--- EXERCISE DIRECTIONS ---
Below is some material; set it all down exactly, apart from the pictures.
** BEGIN **
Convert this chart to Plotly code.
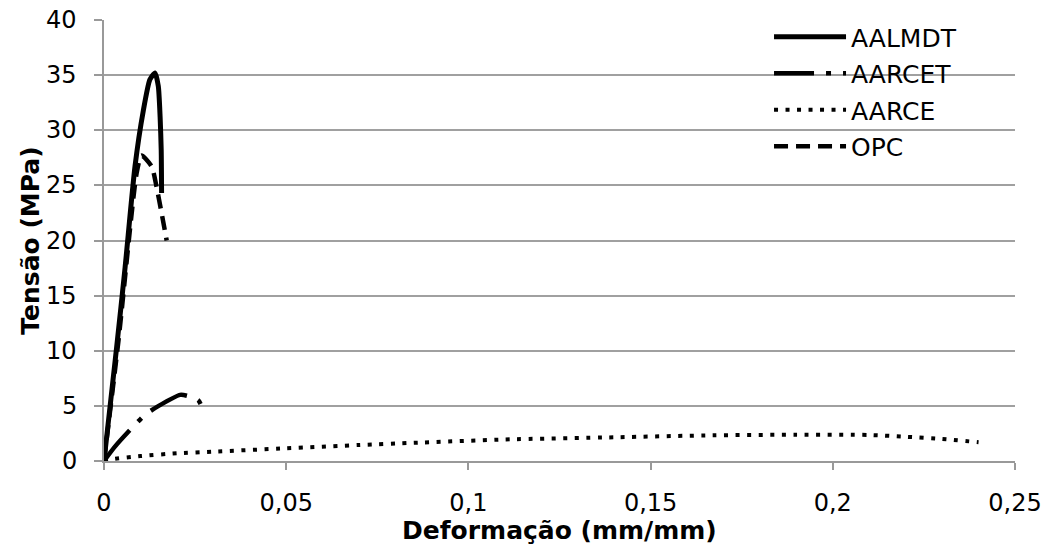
import plotly.graph_objects as go

# AALMDT
aalmdt_x = [0, 0.0035, 0.0058, 0.0085, 0.0108, 0.0126, 0.0140, 0.0149, 0.0154, 0.0157, 0.0158]
aalmdt_y = [0, 10.4, 17.6, 26.7, 31.8, 34.6, 35.2, 34.0, 31.2, 28.2, 24.3]
# AARCET
aarcet_x = [0, 0.003, 0.0071, 0.0113, 0.015, 0.0209, 0.023, 0.0259, 0.0277]
aarcet_y = [0, 1.3, 2.8, 4.2, 5.0, 6.0, 5.9, 5.5, 4.2]
# AARCE
aarce_x = [0, 0.002, 0.01, 0.02, 0.03, 0.05, 0.07, 0.085, 0.11, 0.14, 0.167, 0.19, 0.21, 0.22, 0.23, 0.24]
aarce_y = [0, 0.15, 0.45, 0.7, 0.85, 1.15, 1.45, 1.65, 1.95, 2.15, 2.33, 2.38, 2.36, 2.2, 2.0, 1.7]
# OPC
opc_x = [0, 0.004, 0.0089, 0.0103, 0.0131, 0.0144, 0.0158, 0.0172]
opc_y = [0, 11.0, 26.0, 27.7, 26.7, 24.9, 22.5, 20.0]

x_ticks = [0, 0.05, 0.1, 0.15, 0.2, 0.25]
x_tick_labels = ["0", "0,05", "0,1", "0,15", "0,2", "0,25"]
y_ticks = [0, 5, 10, 15, 20, 25, 30, 35, 40]
y_tick_labels = ["0", "5", "10", "15", "20", "25", "30", "35", "40"]

x_title = "Deformação (mm/mm)"
y_title = "Tensão (MPa)"

FONT = "DejaVu Sans"

fig = go.Figure()
series = [
    ("AALMDT", aalmdt_x, aalmdt_y, "solid", 5),
    ("AARCET", aarcet_x, aarcet_y, "40px,12px,5px,12px", 4.5),
    ("AARCE", aarce_x, aarce_y, "4px,7.5px", 4),
    ("OPC", opc_x, opc_y, "14px,8px", 4.5),
]
for name, xs, ys, dash, w in series:
    fig.add_trace(go.Scatter(x=xs, y=ys, mode="lines", name=name, legendgroup=name,
                             line=dict(color="black", width=w, dash=dash, shape="spline", smoothing=0.6)))

fig.update_layout(
    width=1049, height=548,
    margin=dict(l=104, r=34, t=20, b=87, autoexpand=False),
    plot_bgcolor="white", paper_bgcolor="white",
    font=dict(family=FONT, size=24, color="black"),
    showlegend=True,
    legend=dict(x=0.730, y=1.0136, xanchor="left", yanchor="top", bgcolor="rgba(0,0,0,0)",
                itemwidth=72, tracegroupgap=1, font=dict(size=25, family=FONT)),
)
fig.add_annotation(text="<b>" + x_title + "</b>", xref="paper", yref="paper",
                   x=0.5, y=-0.157, xanchor="center", yanchor="middle", showarrow=False,
                   font=dict(size=25, family=FONT, color="black"))
fig.add_annotation(text="<b>" + y_title + "</b>", xref="paper", yref="paper",
                   x=-0.081, y=0.5, xanchor="center", yanchor="middle", showarrow=False,
                   textangle=-90, font=dict(size=25, family=FONT, color="black"))
# y tick labels placed further from the axis, as in the reference
for val, lab in zip(y_ticks, y_tick_labels):
    fig.add_annotation(text=lab, xref="paper", yref="y", x=-0.0274, y=val,
                       xanchor="right", yanchor="middle", showarrow=False,
                       font=dict(size=24, family=FONT, color="black"))

fig.update_xaxes(range=[0, 0.25], tickvals=x_ticks, ticktext=x_tick_labels,
                 showgrid=False, showline=True, linecolor="#999999", linewidth=1.5,
                 ticks="outside", ticklen=7, tickcolor="#999999", tickwidth=1.5,
                 ticklabelstandoff=12, automargin=False, ticklabeloverflow="allow",
                 zeroline=False, tickfont=dict(size=24))
fig.update_yaxes(range=[0, 40], tickvals=y_ticks, showticklabels=False,
                 showgrid=True, gridcolor="#a0a0a0", gridwidth=1.5,
                 showline=True, linecolor="#999999", linewidth=1.5,
                 ticks="outside", ticklen=8, tickcolor="#999999", tickwidth=1.5,
                 automargin=False, zeroline=False)

fig.write_html("out.html", config={"displayModeBar": False},
               post_script="document.body.style.margin='0';")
** END **
--- RESULT ---
Convert this chart to Plotly code.
import plotly.graph_objects as go

# AALMDT
aalmdt_x = [0, 0.0035, 0.0058, 0.0085, 0.0108, 0.0126, 0.0140, 0.0149, 0.0154, 0.0157, 0.0158]
aalmdt_y = [0, 10.4, 17.6, 26.7, 31.8, 34.6, 35.2, 34.0, 31.2, 28.2, 24.3]
# AARCET
aarcet_x = [0, 0.003, 0.0071, 0.0113, 0.015, 0.0209, 0.023, 0.0259, 0.0277]
aarcet_y = [0, 1.3, 2.8, 4.2, 5.0, 6.0, 5.9, 5.5, 4.2]
# AARCE
aarce_x = [0, 0.002, 0.01, 0.02, 0.03, 0.05, 0.07, 0.085, 0.11, 0.14, 0.167, 0.19, 0.21, 0.22, 0.23, 0.24]
aarce_y = [0, 0.15, 0.45, 0.7, 0.85, 1.15, 1.45, 1.65, 1.95, 2.15, 2.33, 2.38, 2.36, 2.2, 2.0, 1.7]
# OPC
opc_x = [0, 0.004, 0.0089, 0.0103, 0.0131, 0.0144, 0.0158, 0.0172]
opc_y = [0, 11.0, 26.0, 27.7, 26.7, 24.9, 22.5, 20.0]

x_ticks = [0, 0.05, 0.1, 0.15, 0.2, 0.25]
x_tick_labels = ["0", "0,05", "0,1", "0,15", "0,2", "0,25"]
y_ticks = [0, 5, 10, 15, 20, 25, 30, 35, 40]
y_tick_labels = ["0", "5", "10", "15", "20", "25", "30", "35", "40"]

x_title = "Deformação (mm/mm)"
y_title = "Tensão (MPa)"

FONT = "DejaVu Sans"

fig = go.Figure()
series = [
    ("AALMDT", aalmdt_x, aalmdt_y, "solid", 5),
    ("AARCET", aarcet_x, aarcet_y, "40px,12px,5px,12px", 4.5),
    ("AARCE", aarce_x, aarce_y, "4px,7.5px", 4),
    ("OPC", opc_x, opc_y, "14px,8px", 4.5),
]
for name, xs, ys, dash, w in series:
    fig.add_trace(go.Scatter(x=xs, y=ys, mode="lines", name=name, legendgroup=name,
                             line=dict(color="black", width=w, dash=dash, shape="spline", smoothing=0.6)))

fig.update_layout(
    width=1049, height=548,
    margin=dict(l=104, r=34, t=20, b=87, autoexpand=False),
    plot_bgcolor="white", paper_bgcolor="white",
    font=dict(family=FONT, size=24, color="black"),
    showlegend=True,
    legend=dict(x=0.730, y=1.0136, xanchor="left", yanchor="top", bgcolor="rgba(0,0,0,0)",
                itemwidth=72, tracegroupgap=1, font=dict(size=25, family=FONT)),
)
fig.add_annotation(text="<b>" + x_title + "</b>", xref="paper", yref="paper",
                   x=0.5, y=-0.157, xanchor="center", yanchor="middle", showarrow=False,
                   font=dict(size=25, family=FONT, color="black"))
fig.add_annotation(text="<b>" + y_title + "</b>", xref="paper", yref="paper",
                   x=-0.081, y=0.5, xanchor="center", yanchor="middle", showarrow=False,
                   textangle=-90, font=dict(size=25, family=FONT, color="black"))
# y tick labels placed further from the axis, as in the reference
for val, lab in zip(y_ticks, y_tick_labels):
    fig.add_annotation(text=lab, xref="paper", yref="y", x=-0.0274, y=val,
                       xanchor="right", yanchor="middle", showarrow=False,
                       font=dict(size=24, family=FONT, color="black"))

fig.update_xaxes(range=[0, 0.25], tickvals=x_ticks, ticktext=x_tick_labels,
                 showgrid=False, showline=True, linecolor="#999999", linewidth=1.5,
                 ticks="outside", ticklen=7, tickcolor="#999999", tickwidth=1.5,
                 ticklabelstandoff=12, automargin=False, ticklabeloverflow="allow",
                 zeroline=False, tickfont=dict(size=24))
fig.update_yaxes(range=[0, 40], tickvals=y_ticks, showticklabels=False,
                 showgrid=True, gridcolor="#a0a0a0", gridwidth=1.5,
                 showline=True, linecolor="#999999", linewidth=1.5,
                 ticks="outside", ticklen=8, tickcolor="#999999", tickwidth=1.5,
                 automargin=False, zeroline=False)

fig.write_html("out.html", config={"displayModeBar": False},
               post_script="document.body.style.margin='0';")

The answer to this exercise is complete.